Reputation: 415
I want to update the values of a table based on the value found in a specific column of another table. i.e.
tb1<-data.table(w=c('xray','yankee','zulu','alpha','bravo','charlie',
'xray','yankee','zulu','alpha','bravo','charlie'),
x=c('alpha','bravo','charlie','xray','yankee','zulu',
'xray','yankee','zulu','alpha','bravo','charlie'),
y=c('zulu','yankee','xray','charlie','bravo','alpha'))
tb2<-data.table(z= c('alpha','bravo','charlie'),
z2=c('zalpha','zbravo','zcharlie'))
In column "w"of tb1, values that do not appear in col "z" of tb2 should be replaced by "NONE". This code actually does the work for this short table.
tb1[,"w":=lapply(tb1$w,function(u){ifelse((u %in% tb2$z),u,"NONE")})]

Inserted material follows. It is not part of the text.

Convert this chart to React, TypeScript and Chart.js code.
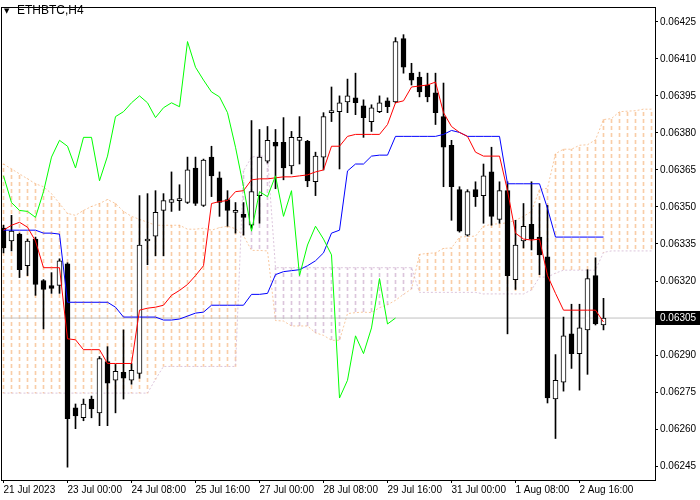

However, the actual table has more than two million records and the above instruction is very slow (>20 mins before stopping it). Eventually, I need to substitute all values in columns "w',"x" and "y" of tb1 that are not in tb2$z. What would be the correct "data.table" approach to accomplish this? I have tried subsetting it assuming that it would be more efficient to group the values before doing a replacement. None of the combinations I have used with .SD give me the correct answer. Thanks for any help.
Upvotes: 1
Views: 1152
Reputation: 887153
We can use %chin%
to create the logical index of elements in 'w' that are not found in 'z', then assign (:=
) the corresponding elements in 'w' to "NONE".
tb1[!w %chin% tb2$z, w:= "NONE"]
tb1
# w x y
# 1: NONE alpha zulu
# 2: NONE bravo yankee
# 3: NONE charlie xray
# 4: alpha xray charlie
# 5: bravo yankee bravo
# 6: charlie zulu alpha
# 7: NONE xray zulu
# 8: NONE yankee yankee
# 9: NONE zulu xray
#10: alpha alpha charlie
#11: bravo bravo bravo
#12: charlie charlie alpha
If we need to change all the columns in 'tb1' based on the 'z' column of 'tb2', we can loop through the columns of 'tb1' and assign as showed earlier.
nm1 <- names(tb1)
for(j in seq_along(tb1)){
tb1[!tb1[[j]] %chin% tb2$z, nm1[j] := "NONE"]
}
tb1
# w x y
# 1: NONE alpha NONE
# 2: NONE bravo NONE
# 3: NONE charlie NONE
# 4: alpha NONE charlie
# 5: bravo NONE bravo
# 6: charlie NONE alpha
# 7: NONE NONE NONE
# 8: NONE NONE NONE
# 9: NONE NONE NONE
#10: alpha alpha charlie
#11: bravo bravo bravo
#12: charlie charlie alpha
Upvotes: 1